Remember social media is a powerful weapon or resource. Your choice. Use it wisely.
Know that ownership is not a right; it’s a privilege. This means your future phone and car and well, everything, is actually mine and your dad’s and we are letting you borrow it.
Have an escape plan for when you feel tempted. Joseph ran from Potipher’s wife and that’s always a good place to start.
Serve other people before you serve yourself.
Be cautious when sending a text message, a picture or replying to one that you wouldn’t want me or your Dad to receive.
Remember you can always tell your Dad and I anything. Everything. Always.
Wait for sex. Some days it will be hard. Other days harder. But wait for it. God has an order and when we stick to His plan, there is a lot of peace and fulfillment. When we get things out of order we end up carry a lot of extra baggage.
Know that God is with you every moment–in joy, in sorrow, in love and life and death.
Extend grace and forgiveness. Especially to yourself.
I love you,
Mom
Crystal says
Yes, yes and YES! So many of your posts are so good and speak right to where I’m at (or will be) that I’m seeing the need to be choosy about which of your posts I share…
Jamie says
Oh Kristen, this is beautiful! This is the post that all boys need. Hope that your boy-man has a great birthday.
Stephanie says
Kristin, this is great… I’m a mom of 4 boys… Only have one left at home… The statement you made about order and waiting is so true…. Thank you for your blog…. I absolutely enjoy it…
Aimee says
This. Is. Beautiful!
Casey says
I love absolutely every word of this SO much! Well said, thank you.
Janie says
Perfect timing! I needed this SOOOOOO much! Thank you for posting this…
Charity says
Thank you for this. My son turned 13 on the 2nd. This is the spring board I needed for some things I want to say to him.
Jo-Lynne Shane says
My son is 15. I could have written every word of this. But bit as eloquently. 🙂 Thanks for sharing your heart, Kristen.
Narah says
My son is 7 and just the other day I was thinking how hard it is to watch him grow. I’m truly enjoying this stage of life with him. I was humbled to read, “Son, there’s a part of me that would keep you young and innocent forever. But that would be selfish. Healthy things grow and you’ve got the growing up part down.” This is hard.
Andy says
Thank you for a moving and inspiring article. As a grown man, I just wrote an article about my mom – specifically how thankful I am that she showed me Jesus in what she said and did.
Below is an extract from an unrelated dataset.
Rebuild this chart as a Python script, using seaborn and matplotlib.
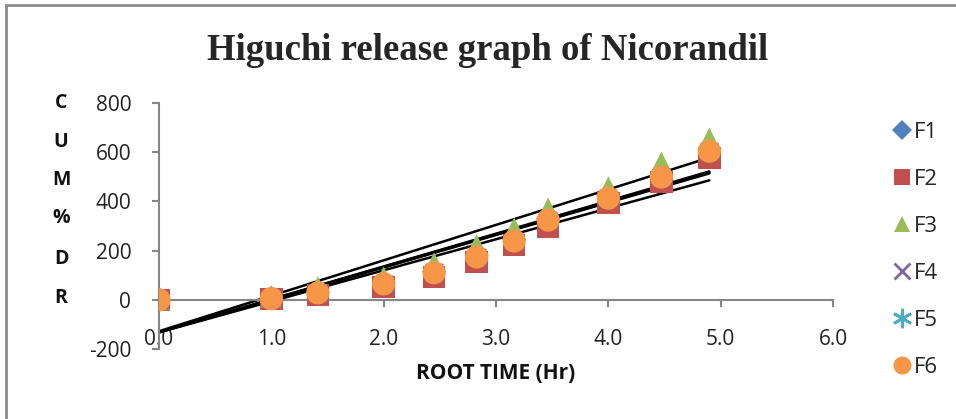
import numpy as np
import pandas as pd
import matplotlib
matplotlib.use("Agg")
import matplotlib.pyplot as plt
import seaborn as sns
from matplotlib.patches import Rectangle
from matplotlib.lines import Line2D

# ---- data ----
root_time = [0.0, 1.0, 1.414, 2.0, 2.449, 2.828, 3.162, 3.464, 4.0, 4.472, 4.899]
series_names = ["F1", "F2", "F3", "F4", "F5", "F6"]
F1 = [0, 8, 30, 70, 115, 180, 245, 330, 420, 505, 612]
F2 = [0, 3, 20, 53, 93, 154, 223, 296, 393, 478, 576]
F3 = [0, 12, 53, 93, 150, 223, 292, 373, 459, 560, 657]
F4 = [0, 6, 28, 66, 112, 176, 241, 326, 415, 501, 606]
F5 = [0, 7, 29, 68, 114, 178, 243, 328, 417, 503, 608]
F6 = [0, 5, 28, 65, 110, 174, 239, 324, 413, 499, 604]
series_values = [F1, F2, F3, F4, F5, F6]
x_ticks = [0, 1, 2, 3, 4, 5, 6]
y_ticks = [-200, 0, 200, 400, 600, 800]

colors = {"F1": "#4F81BD", "F2": "#C0504D", "F3": "#9BBB59",
          "F4": "#8064A2", "F5": "#4BACC6", "F6": "#F79646"}
markers = {"F1": "D", "F2": "s", "F3": "^", "F4": "x", "F5": (6, 2, 0), "F6": "o"}
sizes = {"F1": 150, "F2": 260, "F3": 230, "F4": 150, "F5": 150, "F6": 280}

sns.set_theme(style="white")
plt.rcParams['font.family'] = ['Open Sans', 'DejaVu Sans']

fig = plt.figure(figsize=(9.56, 4.19), dpi=100)
W, H = 956, 419
ax = fig.add_axes([159 / W, 1 - 349 / H, (833 - 159) / W, (349 - 103) / H])

# frame around chart
fig.patches.append(Rectangle((6 / W, -0.1), 1.2, 1 - 5 / H + 0.1, transform=fig.transFigure,
                             fill=False, edgecolor="#8c8c8c", linewidth=2))

# trendlines
for name, vals in zip(series_names, series_values):
    sns.regplot(x=np.array(root_time), y=np.array(vals), ax=ax, scatter=False, ci=None,
                truncate=True, color="black", line_kws=dict(linewidth=1.8))

# markers
for name, vals in zip(series_names, series_values):
    df = pd.DataFrame({"x": root_time, "y": vals})
    m = markers[name]
    filled = m not in ("x",) and not isinstance(m, tuple)
    if filled:
        sns.scatterplot(data=df, x="x", y="y", ax=ax, marker=m, s=sizes[name],
                        color=colors[name], edgecolor="none", linewidth=0, zorder=3)
    else:
        sns.scatterplot(data=df, x="x", y="y", ax=ax, marker=m, s=sizes[name],
                        color=colors[name], linewidth=2, zorder=3)

ax.set_xlim(0, 6)
ax.set_ylim(-200, 800)
ax.set_xticks(x_ticks)
ax.set_xticklabels([f"{v:.1f}" for v in x_ticks])
ax.set_yticks(y_ticks)
ax.set_yticklabels([str(v) for v in y_ticks])
ax.set_xlabel("")
ax.set_ylabel("")

for s in ["top", "right"]:
    ax.spines[s].set_visible(False)
ax.spines["bottom"].set_position(("data", 0))
for s in ["left", "bottom"]:
    ax.spines[s].set_color("#868686")
    ax.spines[s].set_linewidth(1.5)
ax.tick_params(axis="both", direction="out", length=5, width=1.5, color="#868686",
               labelsize=15, labelcolor="#222222")
ax.tick_params(axis="x", pad=16, bottom=True)
ax.tick_params(axis="y", pad=15, left=True)
ax.patch.set_alpha(0)

# title
fig.text(488 / W, 1 - 51 / H, "Higuchi release graph of Nicorandil", ha="center", va="center",
         fontsize=26.5, fontweight="bold", family=["Liberation Serif"])

# y label as stacked letters
for ch, yp in zip(["C", "U", "M", "%", "D", "R"], [103, 142, 180, 218, 259, 298]):
    fig.text(61 / W, 1 - yp / H, ch, ha="center", va="center", fontsize=14,
             fontweight="bold", color="#111111")

# x label
fig.text(496 / W, 1 - 373 / H, "ROOT TIME (Hr)", ha="center", va="center", fontsize=15,
         fontweight="bold", color="#111111")

# legend
handles = []
for name in series_names:
    m = markers[name]
    if m == "x":
        h = Line2D([], [], linestyle="none", marker=m, color=colors[name], markersize=11,
                   markeredgewidth=2)
    elif isinstance(m, tuple):
        h = Line2D([], [], linestyle="none", marker=m, color=colors[name], markersize=14,
                   markeredgewidth=2)
    else:
        h = Line2D([], [], linestyle="none", marker=m, color=colors[name],
                   markersize={"D": 10, "s": 12, "^": 12, "o": 13}[m], markeredgewidth=0)
    handles.append(h)
fig.legend(handles, series_names, loc="upper left", bbox_to_anchor=(882 / W, 1 - 113 / H),
           frameon=False, fontsize=16, handletextpad=0.05, labelspacing=1.17,
           handlelength=1.0, borderaxespad=0)

fig.savefig("out.png", dpi=100)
I can see you do the same for your son. Keep it up. There is nothing more important you can give him. God bless!
Pastor Andy Schroer
364DaysofThanksgiving.com
Angie says
Well Pastor Andy , don’t leave us hanging, share what you wrote about your mother and how she showed you Jesus. We are a captive audience and probably need a few reminders ?
Dede says
I sent this to my almost 15 yr old son tonight. He’d have my head for posting this, lol. I told him to read every word, all the way through. That this is how I feel as well and that it meant a lot to me for him to read it. He came into my room crying and held me for a good bit. I didn’t know why he was crying at first and thought something had happened. He said this letter made him cry and he loves me very much!!! Thank you for sharing this. Btw, my son isn’t a crier at will! And I don’t get enough long hugs from him. Thank so very much!!
Beverly says
My oldest son is getting ready to turn 15 and I could relate to every line you wrote. Beautifully said!
Elizabeth says
Love love love this. My son is just one years old but this speaks to all of the things I want to teach him when he is a teenager. I hope to share a letter like this to him when he is able to understand. Thank you for the inspiration!
Tiffany says
I am just seeing this although you posted it several months ago. It was perfect timing because it captures exactly what I am feeling. As my 13 year old is starting his final year of JrHigh, I am happy to see the young man he’s becoming… Yet sad at the same time when I think about how little time we have left. He’s starting to test his wings and then one day, we’ll have to let him fly. Your beautifully stated post brought tears to my eyes!